▸ Stated goal
Separate out the lines that hold "matplotlib".

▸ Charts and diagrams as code
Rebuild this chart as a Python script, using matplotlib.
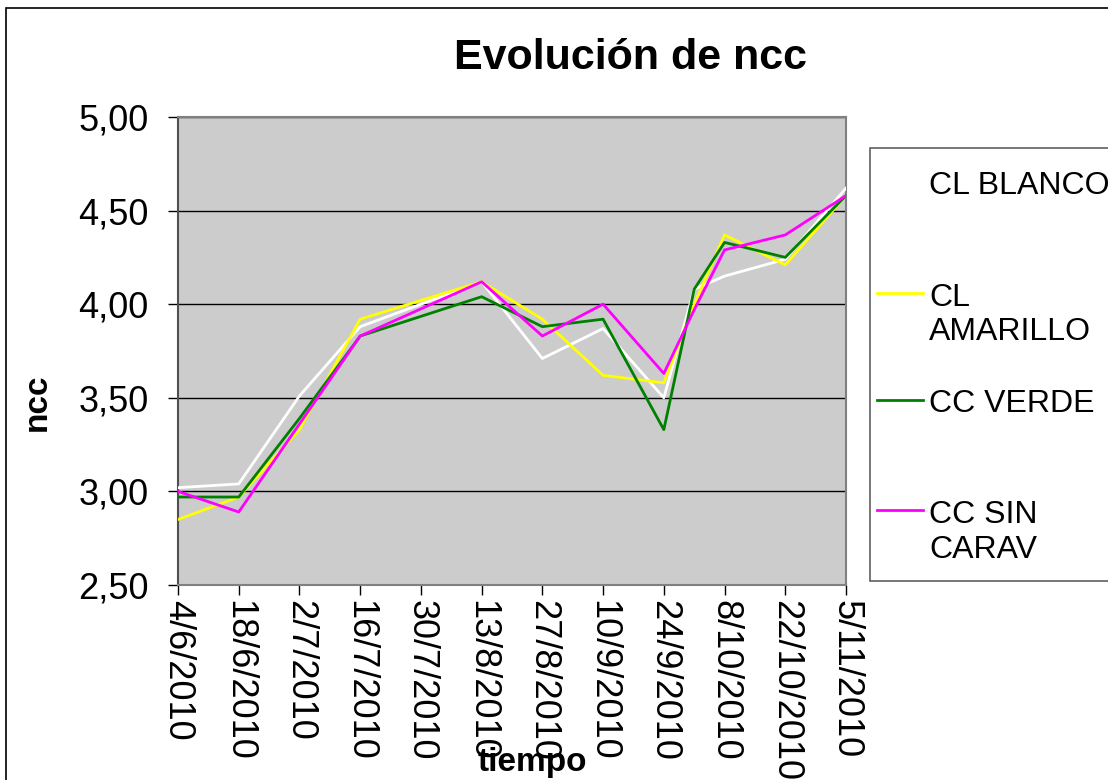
import matplotlib
matplotlib.use("Agg")
import matplotlib.pyplot as plt
from matplotlib.patches import Rectangle
from matplotlib.lines import Line2D
from matplotlib.ticker import FuncFormatter, MultipleLocator
import pandas as pd

# fechas de muestreo
fechas = ["4/6/2010", "18/6/2010", "2/7/2010", "16/7/2010", "13/8/2010", "27/8/2010",
          "10/9/2010", "24/9/2010", "1/10/2010", "8/10/2010", "22/10/2010", "5/11/2010"]

cl_blanco = [3.02, 3.04, 3.51, 3.88, 4.12, 3.71, 3.87, 3.50, 4.08, 4.15, 4.24, 4.62]
cl_amarillo = [2.85, 2.97, 3.33, 3.92, 4.12, 3.92, 3.62, 3.58, 4.00, 4.37, 4.21, 4.58]
cc_verde = [2.97, 2.97, 3.39, 3.83, 4.04, 3.88, 3.92, 3.33, 4.08, 4.33, 4.25, 4.58]
cc_sin_carav = [3.00, 2.89, 3.36, 3.83, 4.12, 3.83, 4.00, 3.63, 3.97, 4.29, 4.37, 4.58]

series_names = ["CL BLANCO", "CL\nAMARILLO", "CC VERDE", "CC SIN\nCARAV"]
series_colors = ["#ffffff", "#ffff00", "#008000", "#ff00ff"]

tick_labels = ["4/6/2010", "18/6/2010", "2/7/2010", "16/7/2010", "30/7/2010", "13/8/2010",
               "27/8/2010", "10/9/2010", "24/9/2010", "8/10/2010", "22/10/2010", "5/11/2010"]

plt.rcParams["font.family"] = ["Liberation Sans", "DejaVu Sans"]

W, H = 1108, 780
fig = plt.figure(figsize=(W / 100, H / 100), dpi=100)


def fx(px):
    return px / W


def fy(py):
    return 1 - py / H


ax = fig.add_axes([fx(178), fy(585), fx(846 - 178), (585 - 117) / H])
ax.set_facecolor("#cccccc")

x = pd.to_datetime(fechas, dayfirst=True)
xticks = pd.to_datetime(tick_labels, dayfirst=True)

all_series = [cl_blanco, cl_amarillo, cc_verde, cc_sin_carav]
for vals, color in zip(all_series, series_colors):
    ax.plot(x, vals, color=color, lw=2.0, zorder=3)

ax.set_ylim(2.5, 5.0)
ax.yaxis.set_major_locator(MultipleLocator(0.5))
ax.yaxis.set_major_formatter(FuncFormatter(lambda v, p: f"{v:.2f}".replace(".", ",")))
ax.set_xlim(xticks[0], xticks[-1])
ax.set_xticks(xticks)
ax.set_xticklabels(tick_labels, rotation=270, va="top", ha="center")

ax.grid(axis="y", color="black", lw=1.0, zorder=1)
ax.set_axisbelow(True)
for s in ax.spines.values():
    s.set_color("#808080")
    s.set_linewidth(1.5)
ax.spines["left"].set_color("#505050")

ax.tick_params(axis="y", labelsize=26, length=7, width=1, color="black", pad=14)
ax.tick_params(axis="x", labelsize=26, length=7, width=1, color="black", pad=4)

fig.text(fx(630), fy(58), "Evolución de ncc", fontsize=31, fontweight="bold",
         ha="center", va="center")
fig.text(fx(37), fy(402), "ncc", fontsize=24, fontweight="bold", rotation=90,
         ha="center", va="center")
fig.text(fx(532), fy(762), "tiempo", fontsize=24, fontweight="bold",
         ha="center", va="center")

# borde del grafico
fig.patches.append(Rectangle((fx(6), fy(800)), 1.1, fy(8) - fy(800), transform=fig.transFigure,
                             fill=False, edgecolor="black", lw=1.2, zorder=0))

# leyenda
fig.patches.append(Rectangle((fx(870), fy(581)), 1.0, (581 - 148) / H, transform=fig.transFigure,
                             facecolor="white", edgecolor="#606060", lw=1.2, zorder=1))
entry_y = [183, 293, 400, 510]
for name, color, ey in zip(series_names, series_colors, entry_y):
    fig.lines.append(Line2D([fx(877), fx(923)], [fy(ey), fy(ey)], color=color, lw=2.0,
                            transform=fig.transFigure, zorder=2))
    n_extra = name.count("\n")
    fig.text(fx(929), fy(ey + 11.5 + 36 * n_extra), name, fontsize=23, ha="left",
             va="baseline", linespacing=1.2, zorder=3)

fig.savefig("out.png", dpi=100)
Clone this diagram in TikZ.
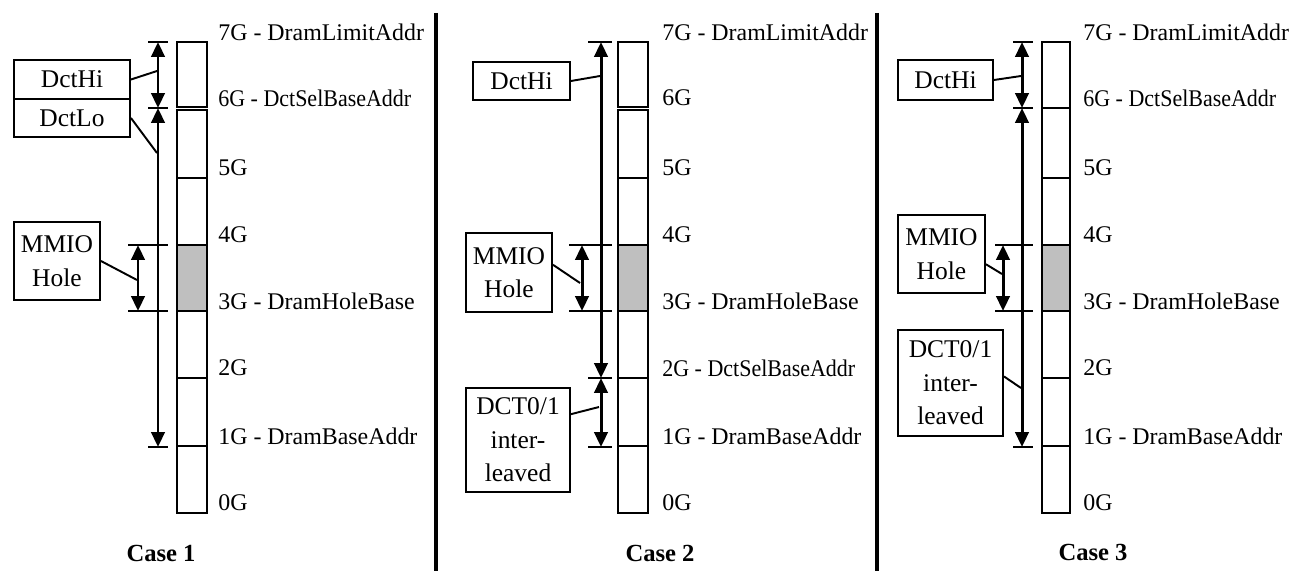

▸ Problem solution
Rebuild this chart as a Python script, using matplotlib.
import matplotlib
matplotlib.use("Agg")
import matplotlib.pyplot as plt
from matplotlib.patches import Rectangle
from matplotlib.lines import Line2D
from matplotlib.ticker import FuncFormatter, MultipleLocator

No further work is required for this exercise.